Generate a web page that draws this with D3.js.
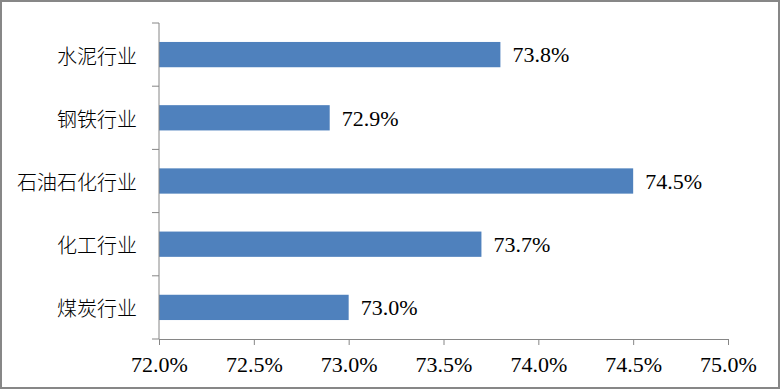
<!DOCTYPE html>
<html><head><meta charset="utf-8">
<script src="https://cdn.jsdelivr.net/npm/d3@7/dist/d3.min.js"></script>
<style>body{margin:0;background:#fff}svg{display:block}
.serif{font-family:"Liberation Serif","Times New Roman","DejaVu Serif",serif;}
</style>
</head><body>
<svg id="chart" width="781" height="390"></svg>
<script>
const categories = ["水泥行业","钢铁行业","石油石化行业","化工行业","煤炭行业"];
const values = [73.8, 72.9, 74.5, 73.7, 73.0];
const xTicks = [72.0, 72.5, 73.0, 73.5, 74.0, 74.5, 75.0];

const svg = d3.select("#chart");
const W = 781, H = 390;
const m = {left:159, right:53, top:23, bottom:51};

svg.append("rect").attr("x",1).attr("y",1).attr("width",W-3).attr("height",H-3)
  .attr("fill","#fff").attr("stroke","#878787").attr("stroke-width",2);

const x = d3.scaleLinear().domain([72,75]).range([m.left, W-m.right]);
const y = d3.scaleBand().domain(categories).range([m.top, H-m.bottom]).paddingInner(0.6).paddingOuter(0.3);
const yb = d3.scaleBand().domain(categories).range([m.top, H-m.bottom]);

const axisColor = "#868686";

svg.selectAll("rect.bar").data(categories).enter().append("rect")
  .attr("class","bar")
  .attr("x", x(72))
  .attr("y", d=>y(d))
  .attr("width", (d,i)=>x(values[i])-x(72))
  .attr("height", y.bandwidth())
  .attr("fill","#4F81BD");

svg.selectAll("text.val").data(categories).enter().append("text")
  .attr("class","val serif")
  .attr("x",(d,i)=>x(values[i])+12)
  .attr("y", d=>y(d)+y.bandwidth()/2)
  .attr("dy","0.35em")
  .style("font-size","22px")
  .attr("fill","#000")
  .text((d,i)=>values[i].toFixed(1)+"%");

const xAxis = d3.axisBottom(x).tickValues(xTicks).tickSize(6).tickSizeOuter(0)
  .tickFormat(d=>d.toFixed(1)+"%").tickPadding(11);
const gx = svg.append("g").attr("transform",`translate(0,${H-m.bottom})`).call(xAxis)
  .attr("font-family",null).attr("font-size",null);
gx.select(".domain").attr("stroke",axisColor);
gx.selectAll(".tick line").attr("stroke",axisColor);
gx.selectAll(".tick text").attr("class","serif")
  .style("font-size","22px").attr("fill","#000");

const gy = svg.append("g");
gy.append("line").attr("x1",x(72)).attr("x2",x(72)).attr("y1",m.top).attr("y2",H-m.bottom)
  .attr("stroke",axisColor);
const bounds = categories.map(c=>yb(c)).concat([H-m.bottom]);
gy.selectAll("line.t").data(bounds).enter().append("line").attr("class","t")
  .attr("x1",x(72)-7).attr("x2",x(72)).attr("y1",d=>d).attr("y2",d=>d)
  .attr("stroke",axisColor);
gy.selectAll("text").data(categories).enter().append("text")
  .attr("x", x(72)-22)
  .attr("y", d=>yb(d)+yb.bandwidth()/2+2)
  .attr("dy","0.35em")
  .attr("text-anchor","end")
  .style("font-family","'Noto Sans CJK SC',sans-serif")
  .style("font-size","20px")
  .style("font-weight","300")
  .attr("fill","#000")
  .text(d=>d);
</script>
</body></html>
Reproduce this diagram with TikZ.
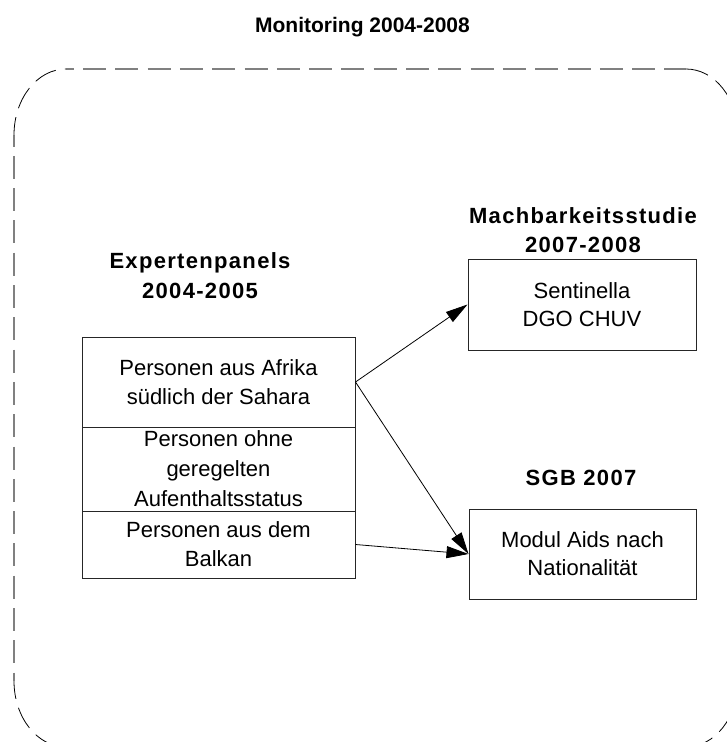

# [Given exercise]
In your copy of the records, include no pictures; repeat everything else exactly.

# [Reply]
Generate a web page that draws this with D3.js.
<!DOCTYPE html>
<html><head><meta charset="utf-8">
<script src="https://cdn.jsdelivr.net/npm/d3@7/dist/d3.min.js"></script>
<style>body{margin:0;background:#fff}svg{display:block}
.serif{font-family:"Liberation Serif","Times New Roman","DejaVu Serif",serif;}
</style>
</head><body>
<svg id="chart" width="781" height="390"></svg>
<script>
const categories = ["水泥行业","钢铁行业","石油石化行业","化工行业","煤炭行业"];
const values = [73.8, 72.9, 74.5, 73.7, 73.0];
const xTicks = [72.0, 72.5, 73.0, 73.5, 74.0, 74.5, 75.0];

const svg = d3.select("#chart");
const W = 781, H = 390;
const m = {left:159, right:53, top:23, bottom:51};

svg.append("rect").attr("x",1).attr("y",1).attr("width",W-3).attr("height",H-3)
  .attr("fill","#fff").attr("stroke","#878787").attr("stroke-width",2);

const x = d3.scaleLinear().domain([72,75]).range([m.left, W-m.right]);
const y = d3.scaleBand().domain(categories).range([m.top, H-m.bottom]).paddingInner(0.6).paddingOuter(0.3);
const yb = d3.scaleBand().domain(categories).range([m.top, H-m.bottom]);

const axisColor = "#868686";

svg.selectAll("rect.bar").data(categories).enter().append("rect")
  .attr("class","bar")
  .attr("x", x(72))
  .attr("y", d=>y(d))
  .attr("width", (d,i)=>x(values[i])-x(72))
  .attr("height", y.bandwidth())
  .attr("fill","#4F81BD");

svg.selectAll("text.val").data(categories).enter().append("text")
  .attr("class","val serif")
  .attr("x",(d,i)=>x(values[i])+12)
  .attr("y", d=>y(d)+y.bandwidth()/2)
  .attr("dy","0.35em")
  .style("font-size","22px")
  .attr("fill","#000")
  .text((d,i)=>values[i].toFixed(1)+"%");

const xAxis = d3.axisBottom(x).tickValues(xTicks).tickSize(6).tickSizeOuter(0)
  .tickFormat(d=>d.toFixed(1)+"%").tickPadding(11);
const gx = svg.append("g").attr("transform",`translate(0,${H-m.bottom})`).call(xAxis)
  .attr("font-family",null).attr("font-size",null);
gx.select(".domain").attr("stroke",axisColor);
gx.selectAll(".tick line").attr("stroke",axisColor);
gx.selectAll(".tick text").attr("class","serif")
  .style("font-size","22px").attr("fill","#000");

const gy = svg.append("g");
gy.append("line").attr("x1",x(72)).attr("x2",x(72)).attr("y1",m.top).attr("y2",H-m.bottom)
  .attr("stroke",axisColor);
const bounds = categories.map(c=>yb(c)).concat([H-m.bottom]);
gy.selectAll("line.t").data(bounds).enter().append("line").attr("class","t")
  .attr("x1",x(72)-7).attr("x2",x(72)).attr("y1",d=>d).attr("y2",d=>d)
  .attr("stroke",axisColor);
gy.selectAll("text").data(categories).enter().append("text")
  .attr("x", x(72)-22)
  .attr("y", d=>yb(d)+yb.bandwidth()/2+2)
  .attr("dy","0.35em")
  .attr("text-anchor","end")
  .style("font-family","'Noto Sans CJK SC',sans-serif")
  .style("font-size","20px")
  .style("font-weight","300")
  .attr("fill","#000")
  .text(d=>d);
</script>
</body></html>
Reproduce this diagram with TikZ.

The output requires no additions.